G.K.: Es wäre falsch, jetzt zu sagen, dass nur Holzköpfe Ja gestimmt haben. Es gibt auch eine achtenswerte Besorgnis über die fortgesetzte Mobilisierung, über den anhaltenden Ressourcenverbrauch, also über all das, was mit der Progression dieser Gegenwartsmoderne zusammenhängt.

Die Lösung dieser Folgen ist aber letztendlich auch nur im Zusammenhang mit dem europäischen Umfeld anzugehen. Probleme bestehen, aber die Idee, sie mit einem Saisonnier-Statut und einer Reduktion des Familiennachzuges zu lösen, halte ich für eine Illusion, für die falsche Therapie.

swissinfo.ch: Das Abstimmungsresultat war denkbar knapp. Die Materie ist hoch komplex und die genauen Folgen sind noch nicht absehbar. Ist die direkte Demokratie an ihre Grenzen gestossen?

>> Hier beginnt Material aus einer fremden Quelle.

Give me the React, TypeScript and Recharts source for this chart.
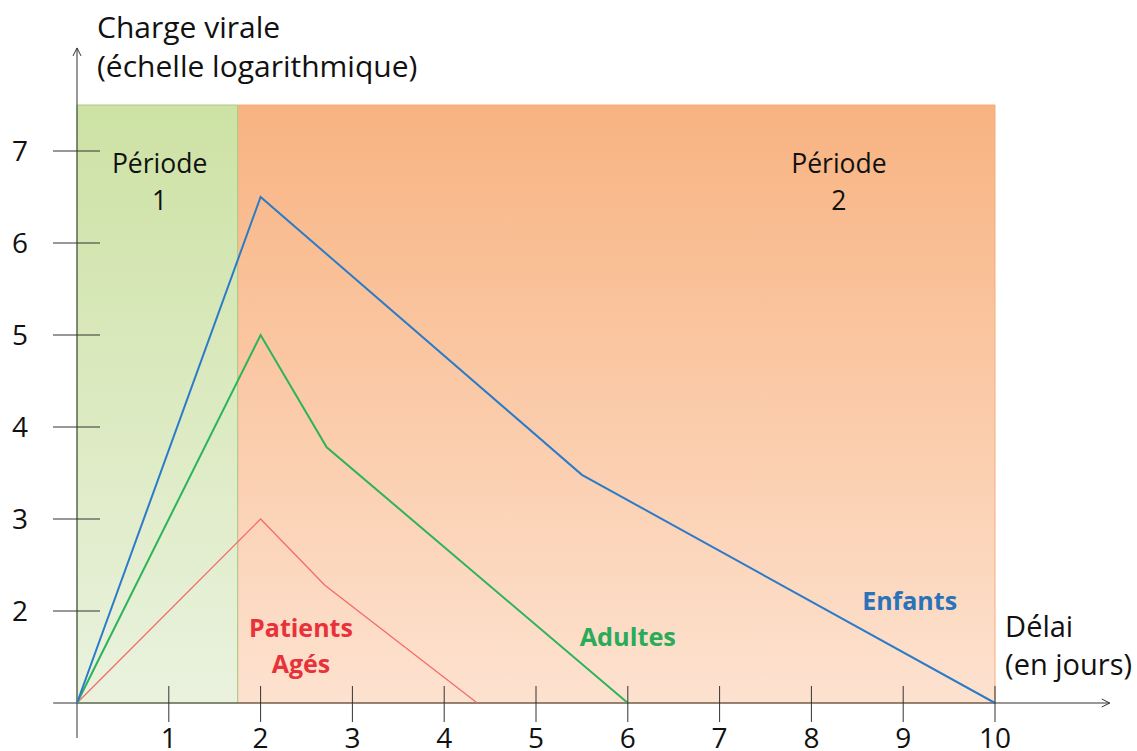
import React from 'react';
import { ComposedChart, Line, XAxis, YAxis, ReferenceArea, ReferenceLine, ReferenceDot } from 'recharts';

// ---- data ----
const xTicks = [1, 2, 3, 4, 5, 6, 7, 8, 9, 10];
const yTicks = [2, 3, 4, 5, 6, 7];

const enfants = [
  { x: 0, y: 1 },
  { x: 2, y: 6.5 },
  { x: 5.5, y: 3.48 },
  { x: 10, y: 1 },
];
const adultes = [
  { x: 0, y: 1 },
  { x: 2, y: 5 },
  { x: 2.72, y: 3.78 },
  { x: 6, y: 1 },
];
const ages = [
  { x: 0, y: 1 },
  { x: 2, y: 3 },
  { x: 2.7, y: 2.28 },
  { x: 4.36, y: 1 },
];

const periods = [
  { name: 'Période 1', x1: 0, x2: 1.75 },
  { name: 'Période 2', x1: 1.75, x2: 10 },
];

const FONT = '"Open Sans", Lato, sans-serif';

type LabelOpts = {
  lines: string[];
  size: number;
  color: string;
  weight?: number | string;
  anchor?: 'start' | 'middle' | 'end';
  gap: number;
};

const makeLabel = (o: LabelOpts) => (props: any) => {
  const vb = props.viewBox || {};
  const cx = (vb.x ?? 0) + (vb.width ?? 0) / 2;
  const cy = (vb.y ?? 0) + (vb.height ?? 0) / 2;
  return (
    <text
      x={cx}
      y={cy}
      fill={o.color}
      fontSize={o.size}
      fontWeight={o.weight ?? 400}
      fontFamily={FONT}
      textAnchor={o.anchor ?? 'middle'}
    >
      {o.lines.map((l, i) => (
        <tspan key={i} x={cx} dy={i === 0 ? 0 : o.gap}>
          {l}
        </tspan>
      ))}
    </text>
  );
};

const XTick = (props: any) => {
  const { x, y, payload } = props;
  return (
    <g>
      <line x1={x} x2={x} y1={y - 17} y2={y + 19} stroke="#333" strokeWidth={1} />
      <text x={x} y={y + 45} textAnchor="middle" fontSize={28} fontFamily={FONT} fill="#111">
        {payload.value}
      </text>
    </g>
  );
};

const YTick = (props: any) => {
  const { x, y, payload } = props;
  return (
    <g>
      <line x1={x - 24} x2={x + 23} y1={y} y2={y} stroke="#333" strokeWidth={1} />
      <text x={20} y={y + 10} textAnchor="middle" fontSize={28} fontFamily={FONT} fill="#111">
        {payload.value}
      </text>
    </g>
  );
};

const arrowLine = (dir: 'up' | 'right') => (p: any) => {
  const { x1, y1, x2, y2 } = p;
  let tip: string;
  if (dir === 'up') {
    const tx = x1;
    const ty = Math.min(y1, y2);
    tip = `M${tx - 4},${ty + 8} L${tx},${ty} L${tx + 4},${ty + 8}`;
  } else {
    const tx = Math.max(x1, x2);
    const ty = y1;
    tip = `M${tx - 8},${ty - 4} L${tx},${ty} L${tx - 8},${ty + 4}`;
  }
  return (
    <g>
      <line x1={x1} y1={y1} x2={x2} y2={y2} stroke="#333" strokeWidth={1} />
      <path d={tip} fill="none" stroke="#333" strokeWidth={1} />
    </g>
  );
};

export default function App() {
  return (
    <div style={{ position: 'absolute', left: 0, top: 0, width: 1137, height: 751, background: '#fff' }}>
      <ComposedChart
        width={1137}
        height={751}
        margin={{ top: 105, right: 142, left: 0, bottom: 0 }}
      >
        <defs>
          <linearGradient id="gGreen" x1="0" y1="0" x2="0" y2="1">
            <stop offset="0%" stopColor="#cde2a4" />
            <stop offset="100%" stopColor="#eaf2de" />
          </linearGradient>
          <linearGradient id="gOrange" x1="0" y1="0" x2="0" y2="1">
            <stop offset="0%" stopColor="#f8b381" />
            <stop offset="100%" stopColor="#fde2d0" />
          </linearGradient>
        </defs>
        <XAxis
          type="number"
          dataKey="x"
          domain={[0, 10]}
          ticks={xTicks}
          height={48}
          axisLine={false}
          tickLine={false}
          tickSize={0}
          tickMargin={0}
          tick={<XTick />}
          interval={0}
        />
        <YAxis
          type="number"
          dataKey="y"
          domain={[1, 7.5]}
          ticks={yTicks}
          width={77}
          axisLine={false}
          tickLine={false}
          tickSize={0}
          tickMargin={0}
          tick={<YTick />}
          interval={0}
        />
        <ReferenceArea
          x1={periods[1].x1}
          x2={periods[1].x2}
          y1={1}
          y2={7.5}
          fill="url(#gOrange)"
          fillOpacity={1}
          stroke="#f3ad7c"
          strokeWidth={1}
        />
        <ReferenceArea
          x1={periods[0].x1}
          x2={periods[0].x2}
          y1={1}
          y2={7.5}
          fill="url(#gGreen)"
          fillOpacity={1}
          stroke="#a9ca86"
          strokeWidth={1}
        />
        <ReferenceLine
          segment={[{ x: 0, y: 0.62 }, { x: 0, y: 8.12 }]}
          ifOverflow="visible"
          shape={arrowLine('up')}
        />
        <ReferenceLine
          segment={[{ x: -0.26, y: 1 }, { x: 11.25, y: 1 }]}
          ifOverflow="visible"
          shape={arrowLine('right')}
        />
        <Line data={ages} dataKey="y" type="linear" stroke="#f26d6a" strokeWidth={1.3} dot={false} isAnimationActive={false} />
        <Line data={adultes} dataKey="y" type="linear" stroke="#2cb35b" strokeWidth={2} dot={false} isAnimationActive={false} />
        <Line data={enfants} dataKey="y" type="linear" stroke="#2c7bc8" strokeWidth={2} dot={false} isAnimationActive={false} />

        <ReferenceDot x={0.9} y={6.76} r={1} fill="none" stroke="none" ifOverflow="visible"
          label={makeLabel({ lines: ['Période', '1'], size: 26.5, color: '#111', gap: 37 })} />
        <ReferenceDot x={8.3} y={6.76} r={1} fill="none" stroke="none" ifOverflow="visible"
          label={makeLabel({ lines: ['Période', '2'], size: 26.5, color: '#111', gap: 37 })} />
        <ReferenceDot x={2.44} y={1.717} r={1} fill="none" stroke="none" ifOverflow="visible"
          label={makeLabel({ lines: ['Patients', 'Agés'], size: 25, color: '#e8323a', weight: 700, gap: 36 })} />
        <ReferenceDot x={6.0} y={1.62} r={1} fill="none" stroke="none" ifOverflow="visible"
          label={makeLabel({ lines: ['Adultes'], size: 25.3, color: '#2aab5a', weight: 700, gap: 36 })} />
        <ReferenceDot x={9.07} y={2.01} r={1} fill="none" stroke="none" ifOverflow="visible"
          label={makeLabel({ lines: ['Enfants'], size: 25, color: '#2a72ba', weight: 700, gap: 36 })} />
        <ReferenceDot x={10.11} y={1.717} r={1} fill="none" stroke="none" ifOverflow="visible"
          label={makeLabel({ lines: ['Délai', '(en jours)'], size: 29, color: '#111', anchor: 'start', gap: 38 })} />
        <ReferenceDot x={0.218} y={8.23} r={1} fill="none" stroke="none" ifOverflow="visible"
          label={makeLabel({ lines: ['Charge virale', '(échelle logarithmique)'], size: 30, color: '#111', anchor: 'start', gap: 39 })} />
      </ComposedChart>
    </div>
  );
}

G.K.: Das würde ich so nicht sagen. Die direkte Demokratie hat den Vorteil, dass man Probleme, welche die Bevölkerung betreffen, sichtbar macht. Aber sie funktioniert nur, wenn man das, was aufgebrochen ist, weiter bearbeitet. Das traue ich dem System sogar zu.

Natürlich ist die direkte Demokratie anfällig für Populismen und Verführung. Es hat ja auch lange gedauert, bis das Frauenstimmrecht eingeführt worden ist. Das Ja zur Masseneinwanderungs-Initiative war ein falscher Entscheid, aber man kann ihn korrigieren, denn die Umsetzung verlangt Entscheide, die noch einmal vors Volk müssen.

Wenn die Konsequenzen und die Tragweite der Initiative erst mal zum Vorschein kommen, dann kann ich mir vorstellen, dass die Zustimmung zu den Forderungen der Initiative wieder auf den harten Kern der Helveto-Fundamentalisten schrumpft, und das sind in der Schweiz höchstens 30%.